The absence of Richardson, who ran for 950 yards and nine touchdowns as a rookie, leaves the Browns without one of only two players to have a rushing attempt this season. The other is Weeden, who will be replaced by third-stringer Brian Hoyer instead of veteran backup Jason Campbell.
That's all proof Cleveland is going in a completely different direction after its winless start, but the Vikings surely are not.
Minnesota was one of three teams to overcome 0-2 starts in 2008 and qualify for the postseason, rebounding to win the NFC North. No team has done so since, and both of the Vikings' defeats this year are to division rivals.
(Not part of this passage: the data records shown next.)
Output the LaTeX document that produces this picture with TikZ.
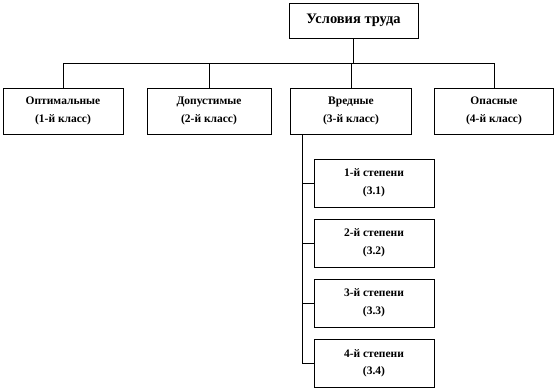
\documentclass[tikz,border=0pt]{standalone}
\usepackage{fontspec}
\setmainfont{Liberation Serif}
\begin{document}
\begin{tikzpicture}[x=1pt,y=-1pt,
  box/.style={draw, line width=0.8pt, align=center, font=\fontsize{11.5}{17.5}\selectfont\bfseries, inner sep=0pt},
  line/.style={line width=0.8pt}]
\useasboundingbox (0,0) rectangle (558,390);
\node[box, minimum width=129pt, minimum height=35pt, font=\fontsize{14.5}{16}\selectfont\bfseries] (t) at (353.5,20.5) {Условия труда};
\node[box, minimum width=120pt, minimum height=46pt] (b1) at (63,111) {Оптимальные\\(1-й класс)};
\node[box, minimum width=124pt, minimum height=46pt] (b2) at (209,111) {Допустимые\\(2-й класс)};
\node[box, minimum width=121pt, minimum height=46pt] (b3) at (351,111) {Вредные\\(3-й класс)};
\node[box, minimum width=119pt, minimum height=46pt] (b4) at (494,111) {Опасные\\(4-й класс)};
\node[box, minimum width=120pt, minimum height=48pt] (s1) at (374,183) {1-й степени\\(3.1)};
\node[box, minimum width=120pt, minimum height=48pt] (s2) at (374,243) {2-й степени\\(3.2)};
\node[box, minimum width=120pt, minimum height=48pt] (s3) at (374,303) {3-й степени\\(3.3)};
\node[box, minimum width=120pt, minimum height=48pt] (s4) at (374,363.5) {4-й степени\\(3.4)};
\coordinate (bus) at (0,63);
\coordinate (stem) at (302,0);
\draw[line] (t.south) -- (t.south |- bus);
\draw[line] (b1.north) -- (b1.north |- bus) -- (b4.north |- bus) -- (b4.north);
\draw[line] (b2.north) -- (b2.north |- bus);
\draw[line] (b3.north) -- (b3.north |- bus);
\draw[line] (b3.south -| stem) -- (s4.west -| stem) -- (s4.west);
\draw[line] (s1.west -| stem) -- (s1.west);
\draw[line] (s2.west -| stem) -- (s2.west);
\draw[line] (s3.west -| stem) -- (s3.west);
\end{tikzpicture}
\end{document}
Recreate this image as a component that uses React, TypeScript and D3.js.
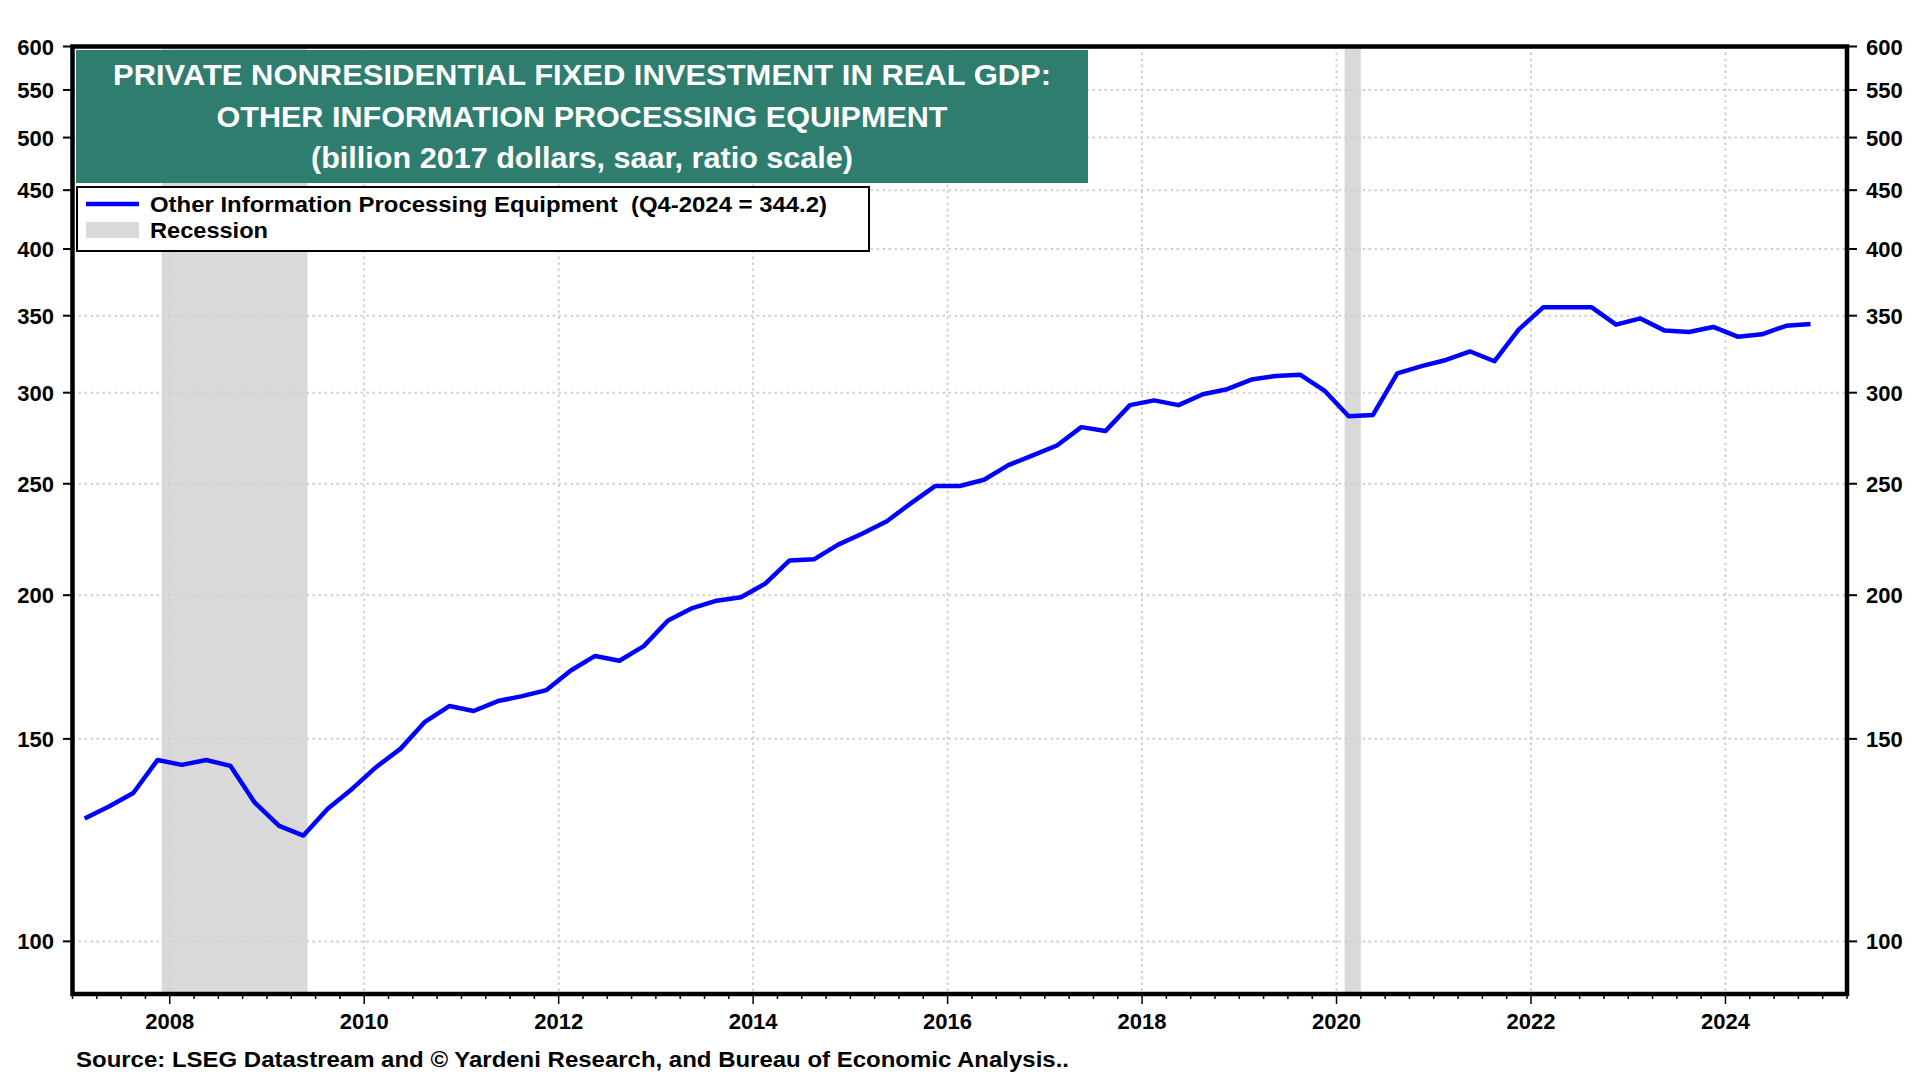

"It's nice to know you're the last team to do that," linebacker Chad Greenway said. "But you can't look ahead and say we're just going to do it or the past is going to repeat itself. You have to put the work in and make the plays on Sunday.
"We're doing the right things during the week. Now, on Sunday when it comes down to crunch time, make the plays when they come to you."
Minnesota thrived in close games last season en route to a surprise playoff appearance, going 5-1 in contests decided by seven or fewer points. The Vikings, however, allowed the go-ahead touchdown with 10 seconds left in a 31-30 loss to Chicago on Sunday and have blown leads in both games.
"We're a resilient group. We've got a lot of veteran guys in here, and we've just got to keep trucking, man," cornerback Chris Cook said.
"It's a long season. Fourteen games left. You know? It can be all uphill from now. It can all go downhill. I'm definitely, definitely, sure that we're going to go uphill from here."
This contest is the home opener for Minnesota, which can at least point to some positives from last week. After giving up 24 points in the first half, the defense forced two turnovers and two punts in the second half before the disastrous final minute. Adrian Peterson had another 100-yard rushing game, though he did lose a fumble.
The circumstances appear much different for the Browns as they make their first trip to the Metrodome in 18 years.
Undrafted rookie Bobby Rainey and little-used Chris Ogbonnaya were the only running backs left on the roster following the trade of Richardson, who had run for 105 yards through two games and received just 31 carries. The Browns added another Thursday with the signing of veteran Willis McGahee, who led Denver with 731 rushing yards in 10 games last year.
Coach Rob Chudzinski said Friday that McGahee will play in this game, though the two-time Pro Bowler's role is still undefined.
Hoyer, meanwhile, makes his first start for a Cleveland team that hasn't scored a touchdown in six quarters.
Weeden got hurt in a 14-6 loss to Baltimore last Sunday, and the Browns opted to go with Hoyer - who started one game last year for Arizona - over Campbell. Hoyer is the 19th starting quarterback for the Browns since they re-entered the NFL in 1999.
"I feel like based on our current situation - where we're at offensively as well as getting into the game planning for Minnesota - that Brian's strengths are the best fit for this week and that he gives us our best chance to win," coach Rob Chudzinski said. "The things that he does well fit what we need. For me, it's about who gives us the best chance to win."
Hoyer gets back top receiver Josh Gordon, who was suspended for the first two games for violating the league's substance-abuse policy. Gordon led the team with 805 receiving yards and five touchdowns in 2012.
"He's a huge difference," Campbell said. "He's a big target. He's a big guy. He's a big part of what we do offensively. Not having him out there, definitely hurts a little bit, because he is a big part of what we do. So it'll be good to get him back, get him going, try to get him back into a rhythm."
The Browns need Gordon's production after scoring 16 points through two games, second fewest in the NFL. Cleveland has converted five of 29 third-down attempts.
These teams last met in 2009, when Brett Favre made his first start as a Viking and led Minnesota to a 34-20 win in Cleveland. The Vikings have won four straight in the series and are 10-3 all-time against the Browns.